*GIVEN INFORMATION*.
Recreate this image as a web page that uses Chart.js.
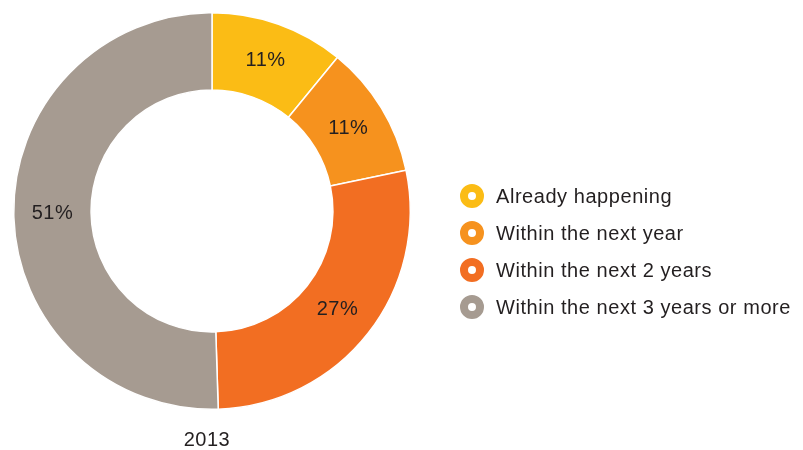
<!DOCTYPE html>
<html lang="en">
<head>
    <meta charset="utf-8" />
    <title>2013 timing</title>
    <script src="https://cdn.jsdelivr.net/npm/chart.js"></script>
    <style>
        html, body { margin: 0; padding: 0; background: #fff; }
        body { width: 803px; height: 450px; position: relative; overflow: hidden;
               font-family: "Liberation Sans", Arial, sans-serif; color: #231f20; }
        #wrap { position: absolute; left: 0; top: 0; width: 803px; height: 450px; }
        #year { position: absolute; left: 157px; width: 100px; top: 428px; text-align: center;
                font-size: 20px; letter-spacing: 0.5px; }
        #legend { position: absolute; left: 460px; top: 184px; list-style: none; margin: 0; padding: 0; }
        #legend li { height: 37px; display: flex; align-items: flex-start; font-size: 20px; line-height: 25px;
                     letter-spacing: 0.55px; }
        #legend .dot { width: 8px; height: 8px; border: 8.5px solid; border-radius: 50%; background: #fff;
                       margin-right: 12px; flex: none; }
    </style>
</head>
<body>
<div id="wrap"><canvas id="donut" width="803" height="450"></canvas></div>
<ul id="legend"></ul>
<div id="year">2013</div>

<script>
    // share of respondents, 2013
    var categories = ["Already happening", "Within the next year", "Within the next 2 years", "Within the next 3 years or more"];
    var shares = [10.9, 10.8, 27.8, 50.5];
    var shareLabels = ["11%", "11%", "27%", "51%"];
    var colors = ["#fbbc15", "#f6921e", "#f26e22", "#a69b91"];

    // percentages written in the middle of each ring slice
    var sliceLabels = {
        id: 'sliceLabels',
        afterDatasetsDraw: function (chart) {
            var ctx = chart.ctx;
            var meta = chart.getDatasetMeta(0);
            ctx.save();
            ctx.font = '20px "Liberation Sans", Arial, sans-serif';
            ctx.letterSpacing = '0.5px';
            ctx.fillStyle = '#231f20';
            ctx.textAlign = 'center';
            ctx.textBaseline = 'middle';
            meta.data.forEach(function (arc, i) {
                var p = arc.getCenterPoint();
                ctx.fillText(shareLabels[i], p.x, p.y);
            });
            ctx.restore();
        }
    };

    var donutCtx = document.getElementById('donut').getContext('2d');
    var donut = new Chart(donutCtx, {
        type: 'doughnut',
        data: {
            labels: categories,
            datasets: [{
                data: shares,
                backgroundColor: colors,
                borderColor: '#ffffff',
                borderWidth: 1.5
            }]
        },
        options: {
            responsive: false,
            animation: false,
            cutout: '61%',
            layout: { padding: { left: 13, top: 12, right: 392, bottom: 40 } },
            plugins: {
                legend: { display: false },
                tooltip: { enabled: false }
            }
        },
        plugins: [sliceLabels]
    });

    // legend built from the same arrays
    var legend = document.getElementById('legend');
    categories.forEach(function (name, i) {
        var li = document.createElement('li');
        var dot = document.createElement('span');
        dot.className = 'dot';
        dot.style.borderColor = colors[i];
        li.appendChild(dot);
        li.appendChild(document.createTextNode(name));
        legend.appendChild(li);
    });
</script>
</body>
</html>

*WHAT TO PRODUCE*. Please write out all the data again word for word, but not the pictures.

*COMPLETED TASK*.
Recreate this image as a web page that uses Chart.js.
<!DOCTYPE html>
<html lang="en">
<head>
    <meta charset="utf-8" />
    <title>2013 timing</title>
    <script src="https://cdn.jsdelivr.net/npm/chart.js"></script>
    <style>
        html, body { margin: 0; padding: 0; background: #fff; }
        body { width: 803px; height: 450px; position: relative; overflow: hidden;
               font-family: "Liberation Sans", Arial, sans-serif; color: #231f20; }
        #wrap { position: absolute; left: 0; top: 0; width: 803px; height: 450px; }
        #year { position: absolute; left: 157px; width: 100px; top: 428px; text-align: center;
                font-size: 20px; letter-spacing: 0.5px; }
        #legend { position: absolute; left: 460px; top: 184px; list-style: none; margin: 0; padding: 0; }
        #legend li { height: 37px; display: flex; align-items: flex-start; font-size: 20px; line-height: 25px;
                     letter-spacing: 0.55px; }
        #legend .dot { width: 8px; height: 8px; border: 8.5px solid; border-radius: 50%; background: #fff;
                       margin-right: 12px; flex: none; }
    </style>
</head>
<body>
<div id="wrap"><canvas id="donut" width="803" height="450"></canvas></div>
<ul id="legend"></ul>
<div id="year">2013</div>

<script>
    // share of respondents, 2013
    var categories = ["Already happening", "Within the next year", "Within the next 2 years", "Within the next 3 years or more"];
    var shares = [10.9, 10.8, 27.8, 50.5];
    var shareLabels = ["11%", "11%", "27%", "51%"];
    var colors = ["#fbbc15", "#f6921e", "#f26e22", "#a69b91"];

    // percentages written in the middle of each ring slice
    var sliceLabels = {
        id: 'sliceLabels',
        afterDatasetsDraw: function (chart) {
            var ctx = chart.ctx;
            var meta = chart.getDatasetMeta(0);
            ctx.save();
            ctx.font = '20px "Liberation Sans", Arial, sans-serif';
            ctx.letterSpacing = '0.5px';
            ctx.fillStyle = '#231f20';
            ctx.textAlign = 'center';
            ctx.textBaseline = 'middle';
            meta.data.forEach(function (arc, i) {
                var p = arc.getCenterPoint();
                ctx.fillText(shareLabels[i], p.x, p.y);
            });
            ctx.restore();
        }
    };

    var donutCtx = document.getElementById('donut').getContext('2d');
    var donut = new Chart(donutCtx, {
        type: 'doughnut',
        data: {
            labels: categories,
            datasets: [{
                data: shares,
                backgroundColor: colors,
                borderColor: '#ffffff',
                borderWidth: 1.5
            }]
        },
        options: {
            responsive: false,
            animation: false,
            cutout: '61%',
            layout: { padding: { left: 13, top: 12, right: 392, bottom: 40 } },
            plugins: {
                legend: { display: false },
                tooltip: { enabled: false }
            }
        },
        plugins: [sliceLabels]
    });

    // legend built from the same arrays
    var legend = document.getElementById('legend');
    categories.forEach(function (name, i) {
        var li = document.createElement('li');
        var dot = document.createElement('span');
        dot.className = 'dot';
        dot.style.borderColor = colors[i];
        li.appendChild(dot);
        li.appendChild(document.createTextNode(name));
        legend.appendChild(li);
    });
</script>
</body>
</html>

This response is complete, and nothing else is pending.